Select every line below containing the word "this".
Begin
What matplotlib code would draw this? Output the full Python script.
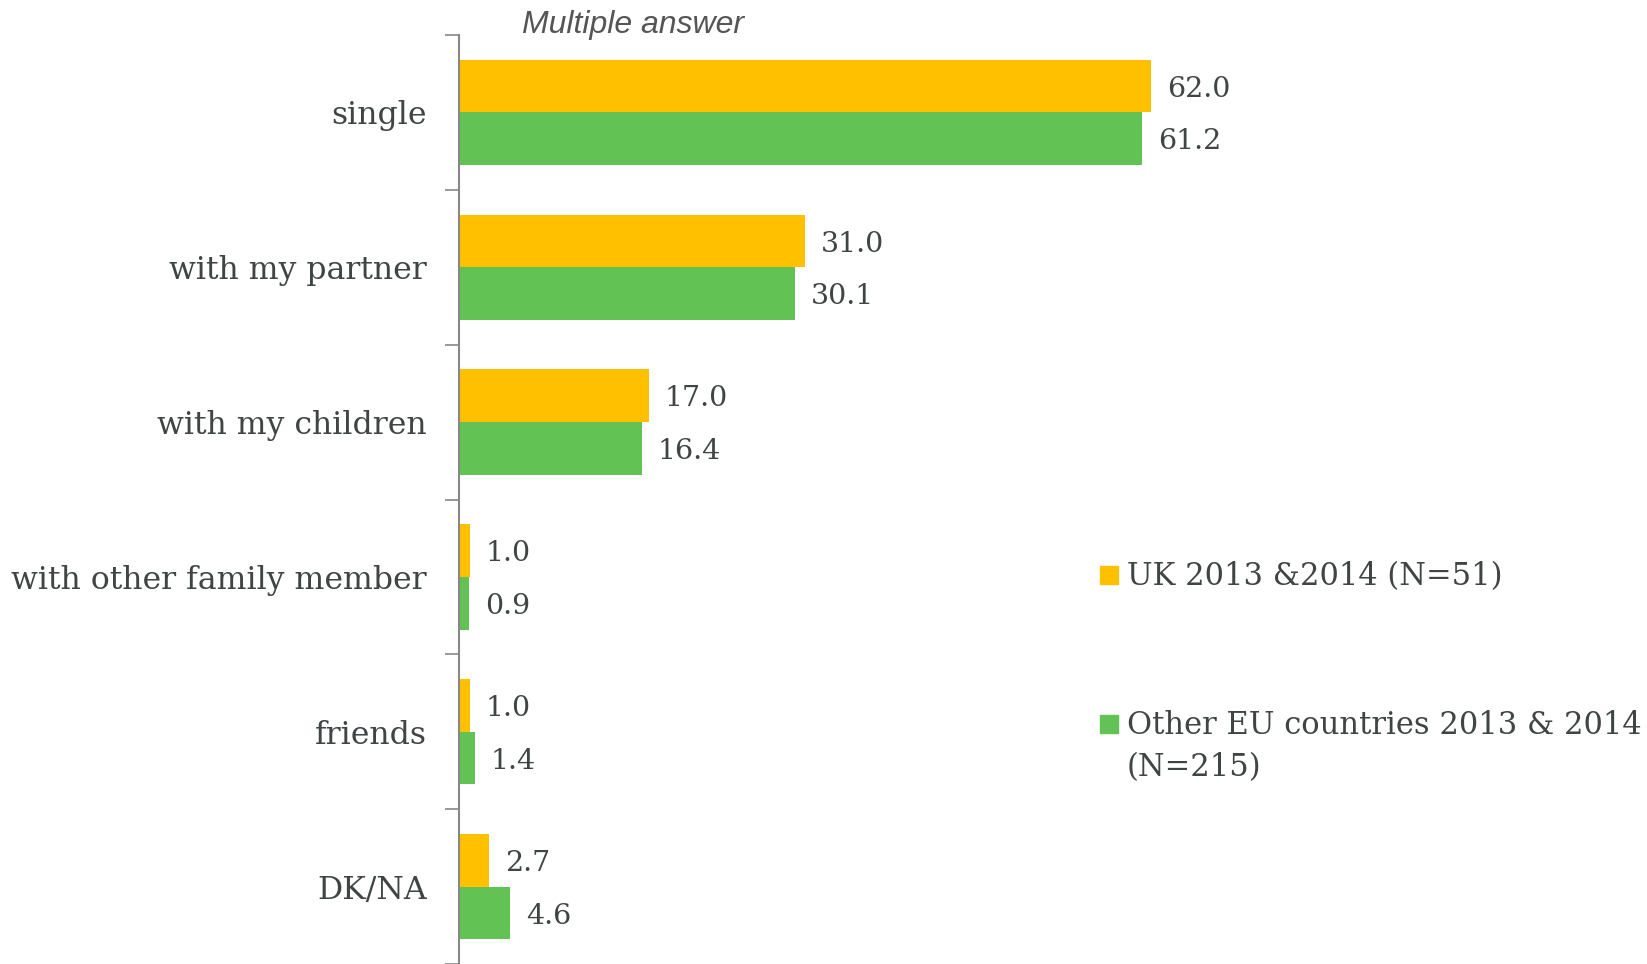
import numpy as np
import matplotlib
matplotlib.use("Agg")
import matplotlib.pyplot as plt
from matplotlib.patches import Rectangle

categories = ["single", "with my partner", "with my children",
              "with other family member", "friends", "DK/NA"]
uk = [62.0, 31.0, 17.0, 1.0, 1.0, 2.7]
eu = [61.2, 30.1, 16.4, 0.9, 1.4, 4.6]
series_labels = ["UK 2013 &2014 (N=51)", "Other EU countries 2013 & 2014\n(N=215)"]

C_UK, C_EU = "#FFC000", "#62C354"
TXT = "#3F4444"
SERIF = "DejaVu Serif"

fig = plt.figure(figsize=(16.47, 9.64), dpi=100)
ax = fig.add_axes([459/1647, 0, 1 - 459/1647, 1 - 35/964])

y = np.arange(len(categories))
h = 0.34
ax.barh(y - h/2, uk, height=h, color=C_UK)
ax.barh(y + h/2, eu, height=h, color=C_EU)

for yi, v in zip(y, uk):
    ax.text(v + 1.4, yi - h/2 + 0.02, f"{v:.1f}", va="center", ha="left",
            fontsize=20.5, color=TXT, family=SERIF)
for yi, v in zip(y, eu):
    ax.text(v + 1.4, yi + h/2 + 0.02, f"{v:.1f}", va="center", ha="left",
            fontsize=20.5, color=TXT, family=SERIF)

ax.set_ylim(len(categories) - 0.5, -0.5)
ax.set_xlim(0, 106.4)
ax.set_yticks(y)
ax.set_yticklabels(categories, fontsize=22.7, color=TXT, family=SERIF)
ax.set_yticks(np.arange(-0.5, len(categories), 1), minor=True)
ax.tick_params(axis="y", which="major", length=0, pad=23)
ax.tick_params(axis="y", which="minor", length=10, width=1.2, color="#888888")
ax.set_xticks([])
for s in ["top", "right", "bottom"]:
    ax.spines[s].set_visible(False)
ax.spines["left"].set_color("#888888")
ax.spines["left"].set_linewidth(1.5)

fig.text(522/1647, 1 - 25/964, "Multiple answer", fontsize=23, style="italic",
         family="Liberation Sans", color="#555555", ha="left", va="center")

# legend drawn by hand so the marker sits on the first text line
leg_y = [575, 724]
for lab, col, yy in zip(series_labels, [C_UK, C_EU], leg_y):
    fig.patches.append(Rectangle((1100/1647, 1 - (yy + 9)/964), 18/1647, 18/964,
                                 transform=fig.transFigure, color=col))
    fig.text(1127/1647, 1 - (yy - 13.5)/964, lab, fontsize=22, family=SERIF,
             color=TXT, ha="left", va="top", linespacing=1.45)

fig.savefig("out.png", dpi=100)
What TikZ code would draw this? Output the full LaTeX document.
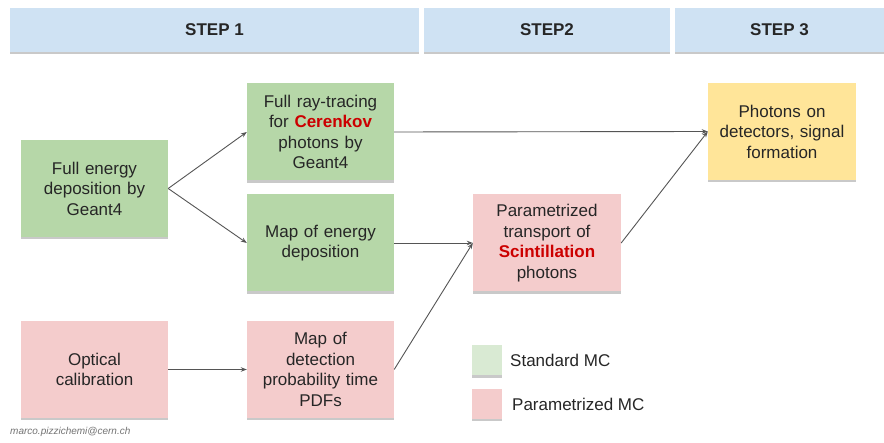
\documentclass[tikz,border=0pt]{standalone}
\usepackage{fontspec}
\setmainfont{Liberation Sans}
\usetikzlibrary{arrows.meta,shadows}
\definecolor{hdr}{HTML}{CFE2F3}
\definecolor{grn}{HTML}{B6D7A8}
\definecolor{lgrn}{HTML}{D9EAD3}
\definecolor{pnk}{HTML}{F4CCCC}
\definecolor{yel}{HTML}{FFE599}
\definecolor{txt}{HTML}{262626}
\definecolor{redt}{HTML}{CC0000}
\definecolor{arr}{HTML}{555555}
\tikzset{
  shad/.style={drop shadow={shadow xshift=0pt,shadow yshift=-2.5pt,opacity=0.35,fill=black!60}},
  hbar/.style={fill=hdr,draw=none,shad,inner sep=0pt,font=\fontsize{17}{20}\selectfont\bfseries,text=txt},
  box/.style={draw=none,shad,minimum width=147pt,minimum height=97pt,inner sep=2pt,align=center,
    font=\fontsize{17}{20.5}\selectfont,text=txt,text width=140pt},
  gbox/.style={box,fill=grn},
  pbox/.style={box,fill=pnk},
  ybox/.style={box,fill=yel},
  conn/.style={draw=arr,line width=0.9pt,-{Stealth[length=6pt,width=4.5pt]}},
  leg/.style={draw=none,shad,minimum width=30pt,minimum height=30pt,inner sep=0pt},
  legt/.style={anchor=west,font=\fontsize{17}{20}\selectfont,text=txt,inner sep=0pt},
}
\newcommand{\red}[1]{\textcolor{redt}{\textbf{#1}}}
\begin{document}
\begin{tikzpicture}[x=1pt,y=-1pt]
\useasboundingbox (0,0) rectangle (884,443);
\fill[white] (0,0) rectangle (884,443);
% header bars
\node[hbar,minimum width=409pt,minimum height=44pt] (s1) at (214.5,30) {STEP 1};
\node[hbar,minimum width=246pt,minimum height=44pt] (s2) at (547,30) {STEP2};
\node[hbar,minimum width=209pt,minimum height=44pt] (s3) at (779.5,30) {STEP 3};
% boxes
\node[gbox] (fed) at (94.5,188.5) {Full energy\\deposition by\\Geant4};
\node[gbox] (cer) at (320.5,132) {Full ray-tracing\\for \red{Cerenkov}\\photons by\\Geant4};
\node[gbox] (mape) at (320.5,243) {Map of energy\\deposition};
\node[pbox] (opt) at (94.5,369.5) {Optical\\calibration};
\node[pbox] (mapd) at (320.5,369.5) {Map of\\detection\\probability time\\PDFs};
\node[pbox,minimum width=148pt] (par) at (547,243) {Parametrized\\transport of\\\red{Scintillation}\\photons};
\node[ybox,minimum width=148pt] (det) at (782,131.5) {Photons on\\detectors, signal\\formation};
% connectors
\draw[conn] (fed.east) -- (cer.west);
\draw[conn] (fed.east) -- (mape.west);
\draw[conn] (cer.east) -- (det.west);
\draw[conn] (mape.east) -- (par.west);
\draw[conn] (opt.east) -- (mapd.west);
\draw[conn] (mapd.east) -- (par.west);
\draw[conn] (par.east) -- (det.west);
% legend
\node[leg,fill=lgrn] (lg) at (487,360.5) {};
\node[legt] (lgt) at (510,360) {Standard MC};
\node[leg,fill=pnk] (lp) at (487,404) {};
\node[legt] (lpt) at (512,404) {Parametrized MC};
% credit
\node[anchor=west,inner sep=0pt,font=\fontsize{10}{12}\selectfont\itshape,text=black!55] (mail) at (10,432) {marco.pizzichemi@cern.ch};
\end{tikzpicture}
\end{document}
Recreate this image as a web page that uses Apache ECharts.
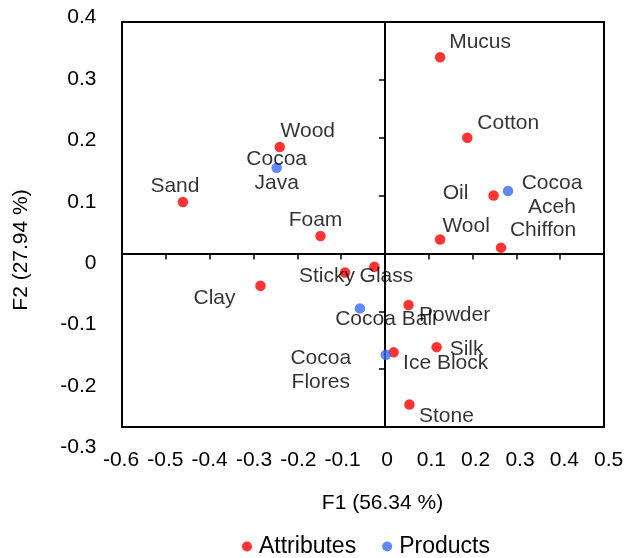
<!DOCTYPE html>
<html>
<head>
<meta charset="utf-8">
<script src="https://cdn.jsdelivr.net/npm/echarts@6/dist/echarts.min.js"></script>
<style>
  html, body { margin: 0; padding: 0; background: #fff; }
  #chart { width: 630px; height: 558px; }
</style>
</head>
<body>
<div id="chart"></div>
<script>
// PCA biplot: attribute loadings and product scores on F1 / F2
const attributeNames = ['Mucus', 'Cotton', 'Oil', 'Wool', 'Chiffon', 'Wood', 'Sand', 'Foam',
  'Clay', 'Sticky', 'Glass', 'Powder', 'Silk', 'Ice Block', 'Stone'];
const attributeF1 = [0.126, 0.188, 0.248, 0.126, 0.265, -0.240, -0.461, -0.147,
  -0.284, -0.091, -0.024, 0.054, 0.118, 0.020, 0.056];
const attributeF2 = [0.339, 0.200, 0.100, 0.024, 0.010, 0.184, 0.089, 0.030,
  -0.056, -0.033, -0.023, -0.089, -0.162, -0.171, -0.261];

const productNames = ['Cocoa\nJava', 'Cocoa Bali', 'Cocoa\nFlores', 'Cocoa\nAceh'];
const productF1 = [-0.247, -0.057, 0.002, 0.281];
const productF2 = [0.148, -0.095, -0.175, 0.108];

const xRange = [-0.6, 0.5];
const yRange = [-0.3, 0.4];
const tickStep = 0.1;

const xTitle = 'F1 (56.34 %)';
const yTitle = 'F2 (27.94 %)';
const seriesNames = ['Attributes', 'Products'];

// where each point's label sits relative to its marker, in pixels
const labelOffset = {
  'Mucus': [40, -15], 'Cotton': [41, -15], 'Oil': [-38, -2], 'Wool': [26, -13],
  'Chiffon': [42, -17], 'Wood': [28, -16], 'Sand': [-8, -16], 'Foam': [-5, -16],
  'Clay': [-46, 12], 'Sticky': [-18, 4], 'Glass': [12, 9], 'Powder': [46, 10],
  'Silk': [30, 2], 'Ice Block': [52, 11], 'Stone': [37, 12],
  'Cocoa\nJava': [0, 3], 'Cocoa Bali': [26, 11], 'Cocoa\nFlores': [-65, 16], 'Cocoa\nAceh': [44, 4]
};

const FONT = "'Liberation Sans', Arial, sans-serif";

function buildPoints(names, f1, f2) {
  return names.map((n, i) => ({
    name: n,
    value: [f1[i], f2[i]],
    label: { offset: labelOffset[n] || [0, 0] }
  }));
}

const pointLabel = {
  show: true,
  position: 'inside',
  align: 'center',
  verticalAlign: 'middle',
  formatter: '{b}',
  color: '#000',
  fontSize: 21,
  lineHeight: 24,
  fontFamily: FONT
};

const chart = echarts.init(document.getElementById('chart'), null, { renderer: 'canvas' });

chart.setOption({
  animation: false,
  backgroundColor: '#fff',
  textStyle: { fontFamily: FONT },
  grid: [
    // plotting frame
    { left: 122, top: 22, width: 482, height: 405, show: true, borderColor: '#000', borderWidth: 2,
      backgroundColor: 'transparent', outerBoundsMode: 'none', containLabel: false },
    // tick label band
    { left: 121, top: 17.5, width: 487.7, height: 430, show: false, outerBoundsMode: 'none', containLabel: false }
  ],
  xAxis: [
    { type: 'value', gridIndex: 0, min: xRange[0], max: xRange[1], interval: tickStep,
      axisLine: { show: true, onZero: true, onZeroAxisIndex: 0, lineStyle: { color: '#000', width: 2 } },
      axisTick: { show: true, inside: false, length: 6, lineStyle: { color: '#000', width: 1.5 } },
      axisLabel: { show: false }, splitLine: { show: false } },
    { type: 'value', gridIndex: 1, min: xRange[0], max: xRange[1], interval: tickStep, position: 'bottom',
      axisLine: { show: false, onZero: false }, axisTick: { show: false }, splitLine: { show: false },
      axisLabel: { show: true, margin: 2.5, color: '#000', fontSize: 21, fontFamily: FONT,
        showMinLabel: true, showMaxLabel: true, hideOverlap: false } }
  ],
  yAxis: [
    { type: 'value', gridIndex: 0, min: yRange[0], max: yRange[1], interval: tickStep,
      axisLine: { show: true, onZero: true, onZeroAxisIndex: 0, lineStyle: { color: '#000', width: 2 } },
      axisTick: { show: true, inside: false, length: 6, lineStyle: { color: '#000', width: 1.5 } },
      axisLabel: { show: false }, splitLine: { show: false } },
    { type: 'value', gridIndex: 1, min: yRange[0], max: yRange[1], interval: tickStep, position: 'left',
      axisLine: { show: false, onZero: false }, axisTick: { show: false }, splitLine: { show: false },
      axisLabel: { show: true, margin: 24.5, color: '#000', fontSize: 21, fontFamily: FONT,
        showMinLabel: true, showMaxLabel: true, hideOverlap: false } }
  ],
  legend: {
    data: seriesNames,
    left: 237,
    top: 530,
    icon: 'circle',
    itemWidth: 14,
    itemHeight: 10,
    itemGap: 26,
    textStyle: { color: '#000', fontSize: 23, fontFamily: FONT }
  },
  graphic: [
    { type: 'text', x: 382.5, y: 503, silent: true,
      style: { text: xTitle, fill: '#000', font: "21px " + FONT, textAlign: 'center', textVerticalAlign: 'middle' } },
    { type: 'text', x: 21.5, y: 250, rotation: Math.PI / 2, silent: true,
      style: { text: yTitle, fill: '#000', font: "21px " + FONT, textAlign: 'center', textVerticalAlign: 'middle' } }
  ],
  series: [
    { name: seriesNames[0], type: 'scatter', xAxisIndex: 0, yAxisIndex: 0,
      symbol: 'circle', symbolSize: 10.5, itemStyle: { color: '#ff0000' },
      label: pointLabel, data: buildPoints(attributeNames, attributeF1, attributeF2) },
    { name: seriesNames[1], type: 'scatter', xAxisIndex: 0, yAxisIndex: 0,
      symbol: 'circle', symbolSize: 10.5, itemStyle: { color: '#3a6cf4' },
      label: pointLabel, data: buildPoints(productNames, productF1, productF2) }
  ]
});
</script>
</body>
</html>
End
• FINISHED EXERCISE:
What matplotlib code would draw this? Output the full Python script.
What TikZ code would draw this? Output the full LaTeX document.
Recreate this image as a web page that uses Apache ECharts.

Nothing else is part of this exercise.